Authors: Zachery Boner, Harry Chen, Lesia Semenova, Ronald Parr, Cynthia Rudin

NeurIPS 2024 | Conference PDF | Archive PDF | Plain Text | LLM Run Details

Reproducibility Variable Result LLM Response
Research Type Experimental We confirm our results empirically and provide practical guidance for the datasets from domains of criminal justice and lending, where we expect outcome noise due to the random nature of the data generation process. (Section 1, page 2) and We now present experimental results supporting the results in Section 4 for uniform label noise and 0-1 loss and Section 6 for additive attribute noise and exponential loss. (Section 7, page 5)
Researcher Affiliation Collaboration Zachery Boner1 Harry Chen1 Lesia Semenova2 Ronald Parr1 Cynthia Rudin1 1Department of Computer Science, Duke University, 2Microsoft Research (Page 1)
Pseudocode No The paper does not contain any pseudocode or clearly labeled algorithm blocks.
Open Source Code Yes Code and data may be found in the supplemental materials. (NeurIPS Paper Checklist, Open access to data and code, Justification, page 14)
Open Datasets Yes In Table 2, we provide the description of the datasets used in this paper and pre-processing steps. (Section I, page 10).
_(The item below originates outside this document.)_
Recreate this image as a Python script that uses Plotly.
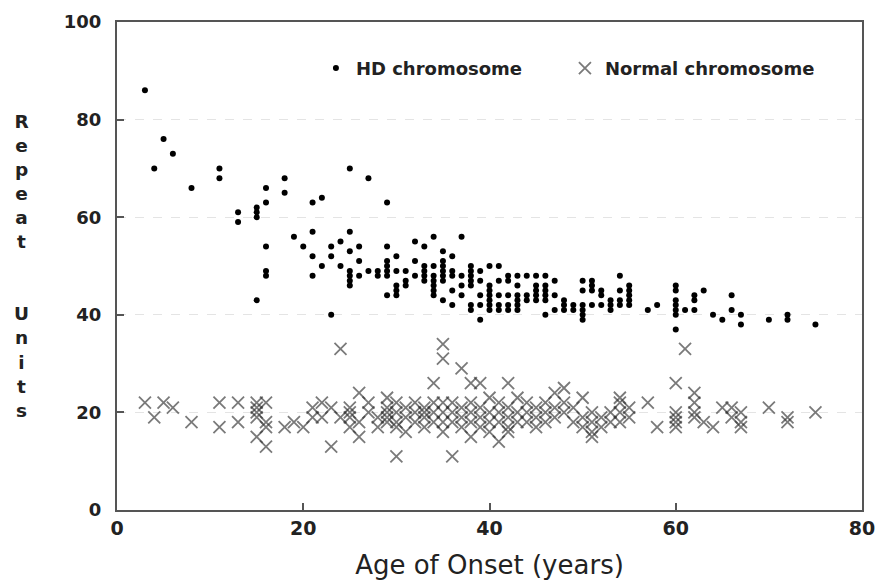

Table 3: Licensing and Data Source Information for all Datasets (Table 3, page 11) showing specific citations like Amsterdam (Recidivism) DANS Tollenaar and Heijden [2013] and NIJ Recidivism Challenge Publicly Available NIJ [2011].
Dataset Splits Yes Before injecting any noise, the optimal value λ of the regularization parameter for the GOSDT algorithm was chosen using 5-fold cross validation on the training set. (Section I.2, page 11)
Hardware Specification No We performed experiments on Duke University s Computer Science Department cluster. We requested 200GB of shared total memory, and one compute core per dataset (23 datasets) so that we could run the experiments for each dataset in parallel. (Section I.5, page 13)
Software Dependencies No We used the GOSDT-guesses algorithm by Mc Tavish et al. [2022] to optimize sparse decision trees over varying amounts of label noise (between 0.0 and 0.3). (Section 7.1, page 5). We optimize for 1000 epochs with an initial learning rate of 0.1 with the ADAM optimizer [Kingma and Ba, 2015]. (Section 7.2, page 6). No specific version numbers for these software components are provided.
Experiment Setup Yes Throughout the experiment, we allowed a maximum depth of 5... the optimal value λ of the regularization parameter for the GOSDT algorithm was chosen using 5-fold cross validation... for 51 parameters ρ for label noise linearly spaced between 0 and 0.3... Sample 250 i.i.d. draws of random label noise... We optimize for 1000 epochs with an initial learning rate of 0.1 with the ADAM optimizer [Kingma and Ba, 2015]. We furthermore decrease the learning rate by a factor of 0.3 if the exponential loss plateaus for over 50 epochs. (Section I.2, page 11-12). multiplicative Rashomon parameter of 0.05 and a regularization parameter of 0.02 throughout these experiments. (Section I.1, page 11).